Army Headquarters (Tashkent) 

 Honor Guard Battalion of the Tashkent Military District
 Engineering Brigade
 Special Forces Battalion of the Eastern Military District "Lynx"

Regular Army 

 Training Regiment (Chirchik)
 387th Airborne Training Regiment
 17th Air Assault Brigade at (Fergana) - Consists of up to 5000 soldiers, was formerly the Soviet 105th Guards Vienna Airborne Division.
 1st Motor Rifle Brigade (Chirchik)
 2nd Motor Rifle Brigade (Samarqand)
 3rd Motor Rifle Brigade (Termez)
 25th Motor Rifle Brigade (Karshi, Military Unit No.08579)
 37th Motor Rifle Brigade (Andijan)
15th Independent Special Forces Brigade
 Tank Regiment (Ahangaran)

Facilities 
 Kattakurgan Training Ground
Gurumsaray Training Ground
Farish Mountain Training Area
Shorsu Training Ground
Angren Training Ground
Nuristan Training Ground
Termez Training Ground
Nukus Training Ground

Exercises

Uzbek troops participated in Partnership for Peace Exercise Cooperative Osprey '96 at Camp Lejeune in North Carolina, hosted by the United States Marine Corps. They then participated as well in Exercise Cooperative Osprey '98.

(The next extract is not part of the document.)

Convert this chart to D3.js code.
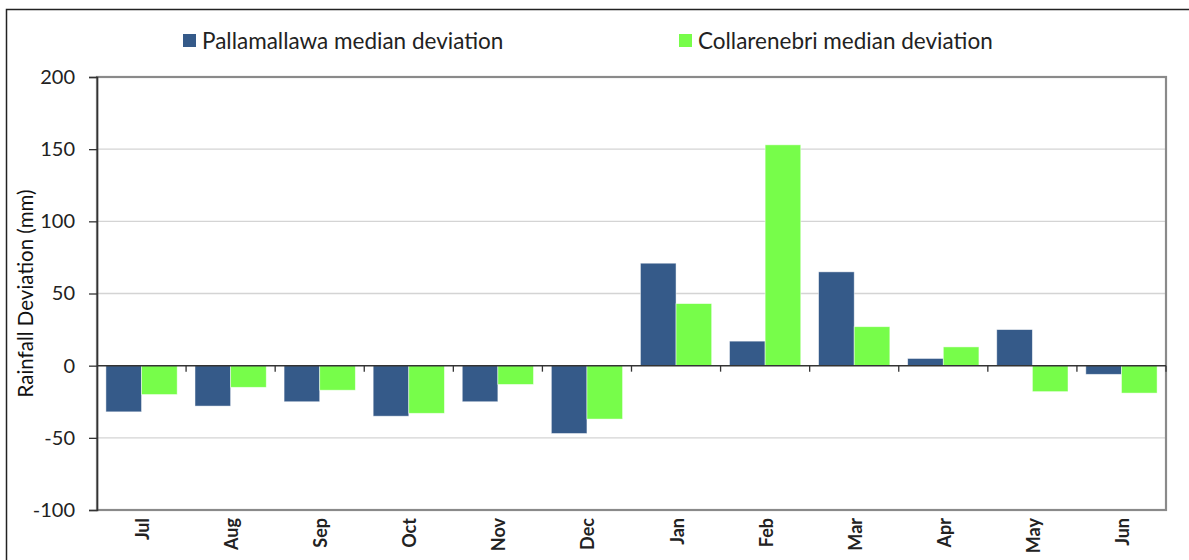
<!DOCTYPE html>
<html>
<head>
<meta charset="utf-8">
<script src="https://cdn.jsdelivr.net/npm/d3@7"></script>
<style>
  body { margin: 0; background: #fff; }
  svg { display: block; font-family: Lato, "Open Sans", sans-serif; }
</style>
</head>
<body>
<div id="viz"></div>
<script>
// data
var months = ["Jul", "Aug", "Sep", "Oct", "Nov", "Dec", "Jan", "Feb", "Mar", "Apr", "May", "Jun"];
var pallamallawa = [-32, -28, -25, -35, -25, -47, 71, 17, 65, 5, 25, -6];
var collarenebri = [-20, -15, -17, -33, -13, -37, 43, 153, 27, 13, -18, -19];
var seriesNames = ["Pallamallawa median deviation", "Collarenebri median deviation"];
var yTicks = [-100, -50, 0, 50, 100, 150, 200];

var colors = ["#355a89", "#77fd4a"];

var W = 1189, H = 560;
var margin = {top: 77, right: 23, bottom: 50, left: 97},
    width = 1166 - margin.left,
    height = 510 - margin.top;

var svg = d3.select("#viz").append("svg")
    .attr("width", W)
    .attr("height", H);

// outer chart border
svg.append("rect")
    .attr("x", 6.5).attr("y", 9.5)
    .attr("width", W).attr("height", H)
    .attr("fill", "none")
    .attr("stroke", "#222")
    .attr("stroke-width", 1.5);

var chart = svg.append("g")
    .attr("transform", "translate(" + margin.left + "," + margin.top + ")");

var x0 = d3.scaleBand()
    .domain(months)
    .range([0, width])
    .paddingInner(0.2)
    .paddingOuter(0.1);

var x1 = d3.scaleBand()
    .domain([0, 1])
    .range([0, x0.bandwidth()]);

var y = d3.scaleLinear()
    .domain([-100, 200])
    .range([height, 0]);

// gridlines
chart.append("g")
  .selectAll("line")
  .data(yTicks.filter(function(d) { return d !== 0 && d !== -100 && d !== 200; }))
  .join("line")
    .attr("x1", 0).attr("x2", width)
    .attr("y1", function(d) { return y(d); })
    .attr("y2", function(d) { return y(d); })
    .attr("stroke", "#d4d4d4")
    .attr("stroke-width", 1.3);

// plot frame
chart.append("rect")
    .attr("x", 0).attr("y", 0)
    .attr("width", width).attr("height", height)
    .attr("fill", "none")
    .attr("stroke", "#8a8a8a")
    .attr("stroke-width", 2.2);

// bars
var rows = months.map(function(m, i) {
  return {month: m, values: [pallamallawa[i], collarenebri[i]]};
});

var groups = chart.append("g")
  .selectAll("g")
  .data(rows)
  .join("g")
    .attr("transform", function(d) { return "translate(" + x0(d.month) + ",0)"; });

groups.selectAll("rect")
  .data(function(d) { return d.values.map(function(v, k) { return {k: k, v: v}; }); })
  .join("rect")
    .attr("x", function(d) { return x1(d.k); })
    .attr("width", x1.bandwidth())
    .attr("y", function(d) { return y(Math.max(0, d.v)); })
    .attr("height", function(d) { return Math.abs(y(d.v) - y(0)); })
    .attr("fill", function(d) { return colors[d.k]; })
    .attr("stroke", "rgba(255,255,255,0.6)")
    .attr("stroke-width", 0.8);

// y axis
var yAxis = d3.axisLeft(y)
    .tickValues(yTicks)
    .tickFormat(function(d) { return String(d); })
    .tickSize(8)
    .tickPadding(14);

var yGuide = chart.append("g").call(yAxis);
yGuide.select(".domain").attr("stroke", "#333").attr("stroke-width", 1.6);
yGuide.selectAll(".tick line").attr("stroke", "#333").attr("stroke-width", 1.3);
yGuide.selectAll(".tick text")
    .attr("font-size", 20)
    .attr("fill", "#222")
    .attr("font-family", "Lato, sans-serif");

// zero line with category ticks
var zero = chart.append("g")
    .attr("transform", "translate(0," + y(0) + ")");
zero.append("line")
    .attr("x1", 0).attr("x2", width)
    .attr("stroke", "#333").attr("stroke-width", 1.5);
zero.selectAll(".cat-tick")
  .data(d3.range(1, months.length + 1))
  .join("line")
    .attr("class", "cat-tick")
    .attr("x1", function(i) { return i * width / months.length; })
    .attr("x2", function(i) { return i * width / months.length; })
    .attr("y1", 0).attr("y2", 6)
    .attr("stroke", "#333").attr("stroke-width", 1.3);

// x labels (rotated)
chart.append("g")
  .selectAll("text")
  .data(months)
  .join("text")
    .attr("transform", function(d) {
      return "translate(" + (x0(d) + x0.bandwidth() / 2 + 1) + "," + (height + 8) + ") rotate(-90)";
    })
    .attr("text-anchor", "end")
    .attr("dy", "0.36em")
    .attr("font-size", 18)
    .attr("font-weight", "bold")
    .attr("fill", "#222")
    .text(function(d) { return d; });

// y axis title
svg.append("text")
    .attr("transform", "translate(26," + (margin.top + height / 2) + ") rotate(-90)")
    .attr("text-anchor", "middle")
    .attr("dy", "0.35em")
    .attr("font-size", 20.5)
    .attr("fill", "#111")
    .text("Rainfall Deviation (mm)");

// legend
var legendX = [183, 679];
var legend = svg.append("g")
  .selectAll("g")
  .data(seriesNames)
  .join("g")
    .attr("transform", function(d, i) { return "translate(" + legendX[i] + ",34)"; });

legend.append("rect")
    .attr("width", 13).attr("height", 13)
    .attr("fill", function(d, i) { return colors[i]; });

legend.append("text")
    .attr("x", 19)
    .attr("y", 7)
    .attr("dy", "0.35em")
    .attr("font-size", 22.5)
    .attr("fill", "#222")
    .text(function(d) { return d; });
</script>
</body>
</html>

In September 2004, the (then) Royal Welsh Regiment (now 3rd Bn The Royal Welsh) of the British Army participated with the Uzbek Army Peacekeeping Battalion in "Exercise Timurlane Express" in the Farish Mountain Training Area. This was a 3-week NATO sponsored Partnership for Peace training exercise.

Current equipment

Reportedly, Uzbek armed forces' small arms include the AK-47, AK-74, Dragunov sniper rifle, Makarov PM pistol and PK.